> Your goal
Each line that holds the word "React" counts once; give the total number of such lines and nothing else.

> Source material
- - - - -

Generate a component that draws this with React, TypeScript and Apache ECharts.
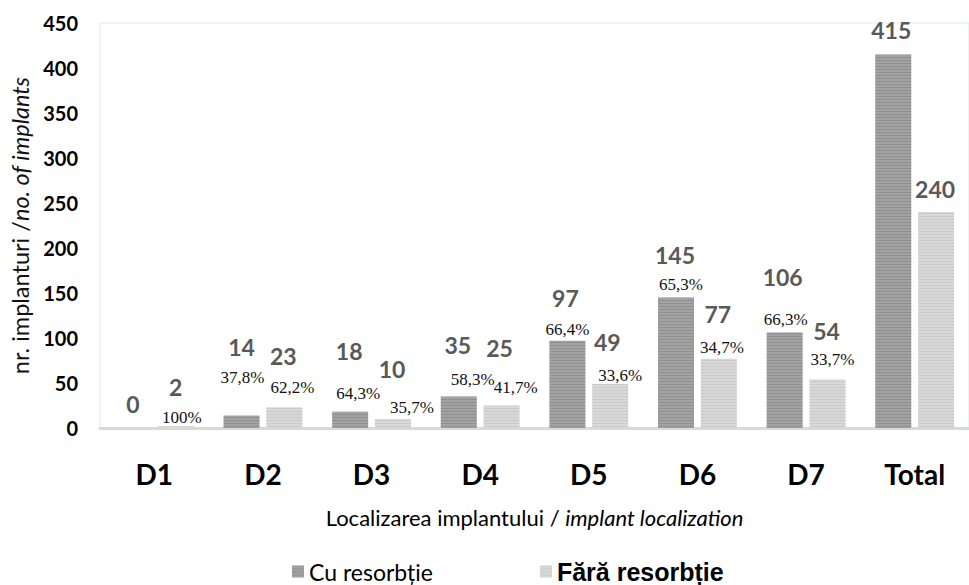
import React, { useEffect, useRef } from "react";
import * as echarts from "echarts";

const categories = ["D1", "D2", "D3", "D4", "D5", "D6", "D7", "Total"];
const cuResorbtie = [0, 14, 18, 35, 97, 145, 106, 415];
const faraResorbtie = [2, 23, 10, 25, 49, 77, 54, 240];
const cuPct = ["", "37,8%", "64,3%", "58,3%", "66,4%", "65,3%", "66,3%", ""];
const faraPct = ["100%", "62,2%", "35,7%", "41,7%", "33,6%", "34,7%", "33,7%", ""];
const yMin = 0;
const yMax = 450;
const yInterval = 50;

// manual label placements (style only, in px)
const cuValueOffsets = [[0, -13], [0, -57], [-1, -49], [-1, -40], [-2, -31], [-1, -31], [-2, -44], [-2, -13]];
const faraValueOffsets = [[0, -28], [-1, -40], [-1, -39], [-2, -46], [-3, -30], [-1, -33], [-1, -37], [-1, -12]];
const cuPctOffsets = [[0, 0], [1, -29], [8, -10], [14, -9], [0, -3], [5, -5], [1, -5], [0, 0]];
const faraPctOffsets = [[6, 0], [8, -11], [19, -3], [14, -10], [10, 0], [3, -3], [5, -11], [0, 0]];

const FONT = "Lato";

export default function App() {
  const ref = useRef<HTMLDivElement>(null);
  useEffect(() => {
    document.body.style.margin = "0";
    if (!ref.current) return;
    const chart = echarts.init(ref.current, undefined, { renderer: "svg" });

    const valueLabel = {
      show: true,
      position: "top",
      distance: 0,
      fontFamily: FONT,
      fontWeight: "bold",
      fontSize: 23,
      lineHeight: 23,
      color: "#595959",
    };
    const pctLabel = {
      show: true,
      position: "top",
      distance: 0,
      fontFamily: "Liberation Serif",
      fontSize: 17,
      lineHeight: 17,
      color: "#111",
    };

    const cuDecal = {
      symbol: "rect",
      symbolSize: 1,
      dashArrayX: [[1, 0]],
      dashArrayY: [1, 2],
      color: "rgba(110,110,110,0.35)",
      rotation: 0,
    };
    const faraDecal = {
      symbol: "rect",
      symbolSize: 1,
      dashArrayX: [[1, 0]],
      dashArrayY: [1, 2],
      color: "rgba(170,170,170,0.3)",
      rotation: 0,
    };

    const option: any = {
      animation: false,
      grid: {
        left: 100,
        right: -11,
        top: 23,
        bottom: 157,
        show: true,
        borderColor: "#e2e7ee",
        borderWidth: 1,
        containLabel: false,
      },
      legend: {
        left: 292,
        top: 559,
        padding: 0,
        itemWidth: 12,
        itemHeight: 12,
        itemGap: 107,
        icon: "rect",
        data: [
          { name: "Cu resorbție", textStyle: { fontFamily: FONT, fontSize: 23, color: "#000" } },
          {
            name: "Fără resorbție",
            textStyle: { fontFamily: "Liberation Sans", fontSize: 25, fontWeight: "bold", color: "#000" },
          },
        ],
      },
      xAxis: [
        {
          type: "category",
          data: categories,
          axisLine: { show: true, lineStyle: { color: "#d9d9d9", width: 3 } },
          axisTick: { show: false },
          axisLabel: {
            fontFamily: FONT,
            fontWeight: "bold",
            fontSize: 28,
            color: "#000",
            margin: 32,
          },
          name: "{a|Localizarea implantului / }{b|implant localization}",
          nameLocation: "middle",
          nameGap: 78,
          nameTextStyle: {
            rich: {
              a: { fontFamily: FONT, fontSize: 22, color: "#000" },
              b: { fontFamily: FONT, fontSize: 22, fontStyle: "italic", color: "#000" },
            },
          },
        },
        {
          type: "category",
          data: categories,
          show: false,
        },
      ],
      yAxis: {
        type: "value",
        min: yMin,
        max: yMax,
        interval: yInterval,
        axisLine: { show: false },
        axisTick: { show: false },
        splitLine: { show: false },
        axisLabel: {
          fontFamily: FONT,
          fontWeight: "bold",
          fontSize: 20,
          color: "#000",
          margin: 22,
        },
        name: "{a|nr. implanturi /}{b|no. of implants}",
        nameLocation: "middle",
        nameRotate: 90,
        nameGap: 64,
        nameTextStyle: {
          rich: {
            a: { fontFamily: FONT, fontSize: 23.5, color: "#111" },
            b: { fontFamily: FONT, fontSize: 23.5, fontStyle: "italic", color: "#111" },
          },
        },
      },
      series: [
        {
          name: "Cu resorbție",
          type: "bar",
          xAxisIndex: 0,
          barWidth: 36,
          barGap: "19%",
          itemStyle: { color: "#a2a2a2", decal: cuDecal },
          data: cuResorbtie.map((v, i) => ({ value: v, label: { ...valueLabel, offset: cuValueOffsets[i] } })),
        },
        {
          name: "Fără resorbție",
          type: "bar",
          xAxisIndex: 0,
          barWidth: 36,
          barGap: "19%",
          itemStyle: { color: "#d8d8d8", decal: faraDecal },
          data: faraResorbtie.map((v, i) => ({ value: v, label: { ...valueLabel, offset: faraValueOffsets[i] } })),
        },
        {
          name: "cuPct",
          type: "bar",
          xAxisIndex: 1,
          barWidth: 36,
          barGap: "19%",
          silent: true,
          itemStyle: { color: "rgba(0,0,0,0)" },
          data: cuResorbtie.map((v, i) => ({
            value: v,
            label: { ...pctLabel, offset: cuPctOffsets[i], formatter: () => cuPct[i] },
          })),
        },
        {
          name: "faraPct",
          type: "bar",
          xAxisIndex: 1,
          barWidth: 36,
          barGap: "19%",
          silent: true,
          itemStyle: { color: "rgba(0,0,0,0)" },
          data: faraResorbtie.map((v, i) => ({
            value: v,
            label: { ...pctLabel, offset: faraPctOffsets[i], formatter: () => faraPct[i] },
          })),
        },
      ],
    };
    chart.setOption(option);
    return () => chart.dispose();
  }, []);
  return <div ref={ref} style={{ width: 969, height: 585 }} />;
}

- - - - -

> Answer to the exercise
2